Parado en el extremo de la calle, contemplé y sentí estremecido la soledad inmensa que se desparramaba a raudales en torno a las Casas de Moya. A veces, el aullido del viento silbando entre las paredes, rendijas y ventanas de las ruinas era tan fuerte, tan profundo, que despertaban en mí un indescifrable desasosiego.
No era capaz de soportarlo sin dejarme dominar por la turbación y entonces buscaba el consuelo de la Viky, que al no hallarlo, redoblaba mi sensación de angustia. Me sorprendí a mí mismo tratando de escudriñar los rincones, descubrir algo o alguien que desde su escondite me observara, pues nada produce al hombre más miedo que otro hombre. Intentaba descifrar los sonidos y el peso de aquella soledad que me abrumaba. Permanecí así durante varias minutos, escuchando a lo lejos los confusos lenguajes del viento y los ecos de aquel aislamiento en que había entrado mi corazón, iluminando con fuerza cada rincón, cada cavidad de mi memoria. Me sentí como un fantasma errante y solitario en medio del olvido y las ruinas.

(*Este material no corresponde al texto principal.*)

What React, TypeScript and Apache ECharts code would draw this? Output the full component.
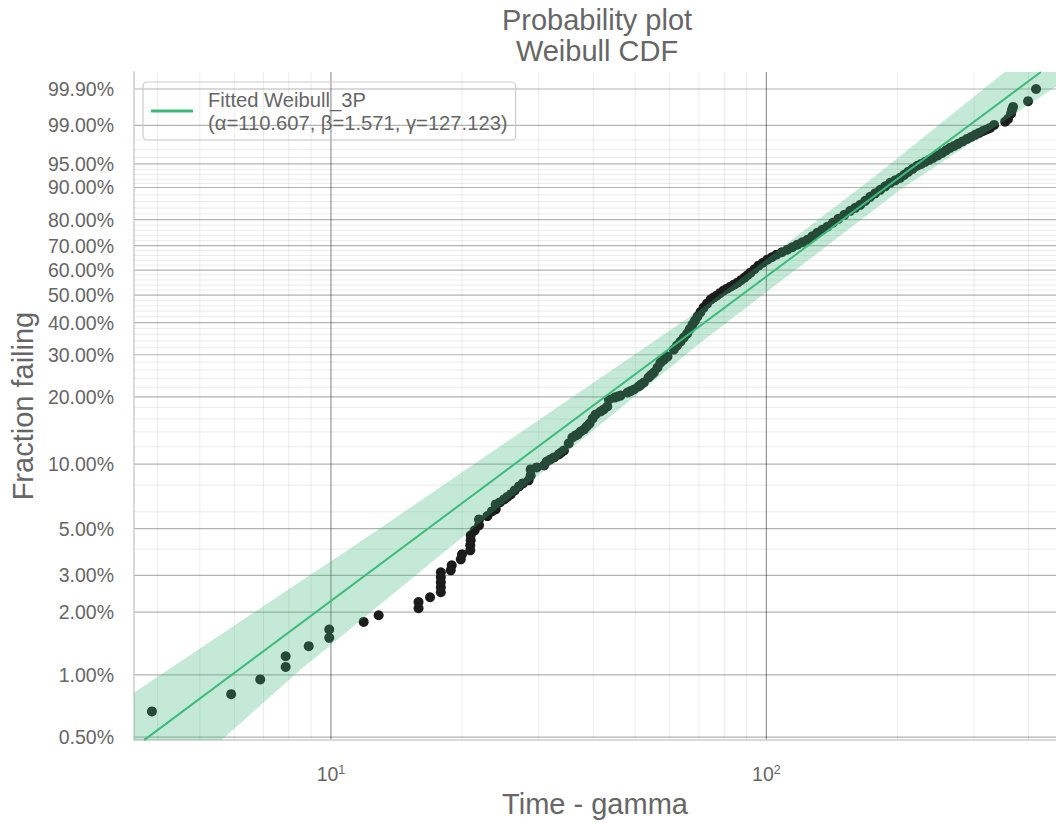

Me atreví a introducirme en este patio cerrado, donde una vez en su interior, ya no tendría escapatoria. Parecía el único rincón practicable para hacerle una sesión de fotos a Yoda, a salvo de la tenaz e inquebrantable ira del viento. Murmullos, susurros, voces ininteligibles nos llegaban desde lejos. No lograba sacudirme la sensación de ser observado.
Los goznes de esta puerta se encontraban tan oxidados, que al abrirse y cerrarse por efecto del viento, su chirriante quejido producía en mí una sensación perturbadora, como a película de miedo cuya acción se desarrolla en una casa encantada.
Intentaba serenarme sin perder de vista la puerta y las ventanas. ¡Yoda, hombrecillo de la galaxia, ayúdame por favor que tengo el alma en vilo...!
Y la puerta venga a entonar su particular e inquietante requiem en memoria de los difuntos de las casas embrujadas de Moya.
¡Venga Yoda, márcate un postureo a ver si se me pasa el canguelo!
Le tuve que poner su gorro de invierno porque el viento le despeinaba los cuatro pelos que todavía conserva en la cabeza, aparte me decía que se le habían quedado congeladas las orejas. ¡Y a quien no, con este frío y esas perfiladas orejotas que se gasta! En fin, me concentro en la sesión de fotos para ahuyentar el pavor que ahora siento.
Bueno, salimos que parece que ha amainado un poquito el viento.